- The Washington Times - Tuesday, April 16, 2002

It started out as nothing more than a Washington Capitals players-only team dinner, the annual rookies' dinner at a steakhouse in Denver. Once the roasting and toasting was done, the conversation turned to hockey, as it usually does.

There was no chairman for the night, no agenda but the topic dictated by the standings in the morning paper. The Caps one of the most talented and expensive teams in the league, one that had been tabbed by many to compete for the Stanley Cup had a record of 27-31-10-1. It was March 17, and the season was slipping away.

"There was a lot of frustration from everybody," a player acknowledged yesterday. "We knew we were better than this, but the only thing we could do on a consistent basis was not win. We couldn't beat Atlanta night-to-night. We were losing, but there were no changes [from above]. We decided there that we would do something about it ourselves."

Before the dessert dishes were picked up that long night, there was a new game plan in operation, one in which the players decided to play the rest of the season for themselves to try to rescue a campaign that seemed headed for disaster.

They came awfully close. The Caps missed postseason by two points one win or two ties or a tie and an overtime loss, anything. They played .750 hockey down their self-imposed stretch going 8-2-1-1 and picking up 18 of 24 points.

A dozen Caps confirmed the basis of this article yesterday. All were guaranteed anonymity; 11 provided details, and a 12th refused.

Two key questions emerged. One, why wasn't a desperate situation recognized for what it was far earlier than March 17? And two, how much of a factor was trading Adam Oates, which took place two days later?

Most of those players agreed the former was a good question but offered no informative answer. Was it, perhaps, the subliminal belief that there was plenty of time to bail themselves out of an embarrassing situation? No one disputed that.

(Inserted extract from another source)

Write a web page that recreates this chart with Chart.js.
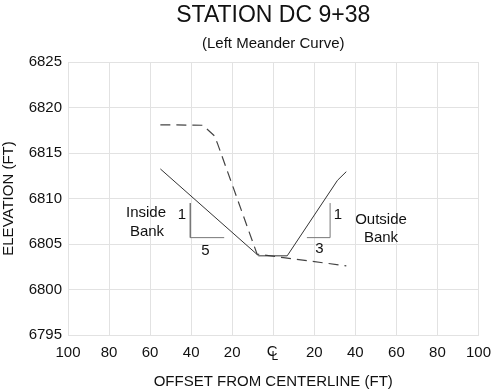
<!DOCTYPE html>
<html>
<head>
  <meta charset="utf-8" />
  <title>Station DC 9+38</title>
  <script src="https://cdn.jsdelivr.net/npm/chart.js@4.4.0/dist/chart.umd.min.js"></script>
  <style>
    html, body { margin: 0; padding: 0; background: #fff; }
    #wrap { width: 500px; height: 391px; position: relative; }
  </style>
</head>
<body>
<div id="wrap"><canvas id="sectionChart"></canvas></div>

<script>
  const chartTitle = 'STATION DC 9+38';
  const chartSubtitle = '(Left Meander Curve)';

  // proposed channel section (solid)
  const proposedX = [-55, -7.1, 6.8, 31.3, 35.6];
  const proposedY = [6813.25, 6803.7, 6803.7, 6812.0, 6812.95];

  // existing ground (dashed)
  const existingX = [-55, -34.3, -28.7, -27.1, -7.9, 5, 35.6];
  const existingY = [6818.1, 6818.05, 6816.9, 6816.0, 6803.9, 6803.5, 6802.6];

  // slope triangles
  const leftSlopeX = [-40.4, -40.4, -23.9];
  const leftSlopeY = [6809.5, 6805.7, 6805.7];
  const rightSlopeX = [16.4, 27.7, 27.7];
  const rightSlopeY = [6805.7, 6805.7, 6809.5];

  // text notes: [x, y, text]
  const notes = [
    [-62.0, 6808.4, 'Inside'],
    [-61.5, 6806.3, 'Bank'],
    [-44.5, 6808.2, '1'],
    [-33.0, 6804.3, '5'],
    [31.5, 6808.2, '1'],
    [22.5, 6804.5, '3'],
    [52.5, 6807.7, 'Outside'],
    [52.5, 6805.7, 'Bank']
  ];

  const xTicks = [-100, -80, -60, -40, -20, 0, 20, 40, 60, 80, 100];

  const toPoints = (xs, ys) => xs.map((x, i) => ({ x: x, y: ys[i] }));

  const fontFamily = '"Liberation Sans", Arial, sans-serif';

  const notesPlugin = {
    id: 'notes',
    afterDatasetsDraw(chart) {
      const ctx = chart.ctx;
      const xs = chart.scales.x, ys = chart.scales.y;
      const area = chart.chartArea;
      const mid = (area.left + area.right) / 2;
      ctx.save();
      ctx.fillStyle = '#111';
      ctx.textAlign = 'center';
      ctx.textBaseline = 'middle';
      // titles centred over the plot area
      ctx.font = '23px ' + fontFamily;
      ctx.fillText(chartTitle, mid, 16);
      ctx.font = '15px ' + fontFamily;
      ctx.fillText(chartSubtitle, mid, 44);
      notes.forEach(n => {
        ctx.fillText(n[2], xs.getPixelForValue(n[0]), ys.getPixelForValue(n[1]));
      });
      // centerline symbol under the 0 tick
      const cx = xs.getPixelForValue(0);
      const ty = area.bottom + 17;
      ctx.fillText('C', cx - 1, ty);
      ctx.font = '12px ' + fontFamily;
      ctx.fillText('L', cx + 1.5, ty + 5);
      ctx.restore();
    }
  };

  new Chart(document.getElementById('sectionChart').getContext('2d'), {
    type: 'scatter',
    data: {
      datasets: [
        {
          label: 'Proposed',
          data: toPoints(proposedX, proposedY),
          showLine: true,
          borderColor: '#333',
          borderWidth: 1,
          pointRadius: 0
        },
        {
          label: 'Existing',
          data: toPoints(existingX, existingY),
          showLine: true,
          borderColor: '#444',
          borderWidth: 1.2,
          borderDash: [10, 6],
          pointRadius: 0
        },
        {
          label: 'Slope L',
          data: toPoints(leftSlopeX, leftSlopeY),
          showLine: true,
          borderColor: '#777',
          borderWidth: 1,
          pointRadius: 0
        },
        {
          label: 'Slope R',
          data: toPoints(rightSlopeX, rightSlopeY),
          showLine: true,
          borderColor: '#777',
          borderWidth: 1,
          pointRadius: 0
        }
      ]
    },
    options: {
      responsive: true,
      maintainAspectRatio: false,
      animation: false,
      layout: { padding: { left: 0, right: 15, top: 62, bottom: 0 } },
      plugins: {
        legend: { display: false },
        tooltip: { enabled: false }
      },
      scales: {
        x: {
          type: 'linear',
          min: -100,
          max: 100,
          afterBuildTicks: s => { s.ticks = xTicks.map(v => ({ value: v })); },
          afterFit: s => { s.height = 56; },
          grid: { color: '#e2e2e2', drawTicks: false },
          border: { color: '#e2e2e2' },
          ticks: {
            color: '#111',
            padding: 9,
            maxRotation: 0,
            font: { family: fontFamily, size: 15 },
            callback: v => (v === 0 ? '' : String(Math.abs(v)))
          },
          title: {
            display: true,
            text: 'OFFSET FROM CENTERLINE (FT)',
            color: '#111',
            font: { family: fontFamily, size: 15 },
            padding: { top: 1, bottom: 0 }
          }
        },
        y: {
          min: 6795,
          max: 6825,
          afterFit: s => { s.width = 68; },
          grid: { color: '#e2e2e2', drawTicks: false },
          border: { color: '#e2e2e2' },
          ticks: {
            stepSize: 5,
            color: '#111',
            padding: 6,
            font: { family: fontFamily, size: 15 },
            callback: v => String(v)
          },
          title: {
            display: true,
            text: 'ELEVATION (FT)',
            color: '#111',
            font: { family: fontFamily, size: 15 },
            padding: { top: 0, bottom: 4 }
          }
        }
      }
    },
    plugins: [notesPlugin]
  });
</script>
</body>
</html>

"I tried to get a meeting about that before New Year's," one player said. "You could see trouble ahead, but some of the guys said that was too early. I couldn't get anybody to agree. The question I wanted to ask was why it took us three months every year to figure out something was wrong? By the time we had the rookie thing it was six months. If we had done it earlier, who knows? A lot of guys expected to make [the playoffs] no matter what, we had such a good team."

Said another: "We had plenty of meetings this season; it was a tough year. The rookie dinner started out as just that, nothing more. But guys get together, and what else were we going to talk about? We had already been playing well for a while, from the All-Star break at least [16-7-3-1 after Jan. 30], and we were a different team. We had started to jell. Jaromir Jagr was a part of us now, not an outsider. Still, a lot of guys were looking to him to bail us out, and that's what we wanted to stop. We needed everybody working, not just one line."

Oates, the 39-year-old center who is bound for the Hall of Fame, was at the meeting. Some chemistry had finally developed between him and Jagr.

"But Adam didn't treat Jags right when he got here," one player said, a statement others agreed with. "He didn't make Jagr feel welcome, feel comfortable. There was an uneasy feeling. I think [Oates] was afraid somebody would take his place with Jagr, and let's be honest, Oates is a very selfish guy. He wants his points."

That latter remark was not universally agreed on, which may illustrate the way the team was divided over its former captain.

"Oatsie took tremendous pride in playing defense; he hated to be scored on," one said. "He's not the reason we didn't make the playoffs. If he's so selfish, how did he get all those assists? You get assists for helping other players."

Said another: "When Oatsie got traded it was a turning point but in a different way. He was getting 23 minutes [of ice time] a game, and a lot of guys got a piece of that. That meant more guys contributed, more guys pitched in. But we had picked up our game before he was traded."

"But," countered a player, "did you see the way Jags' play picked up after Oatsie was traded? And he wasn't alone."

The bottom line is this: 36-33-11-2, 85 points, two less than needed.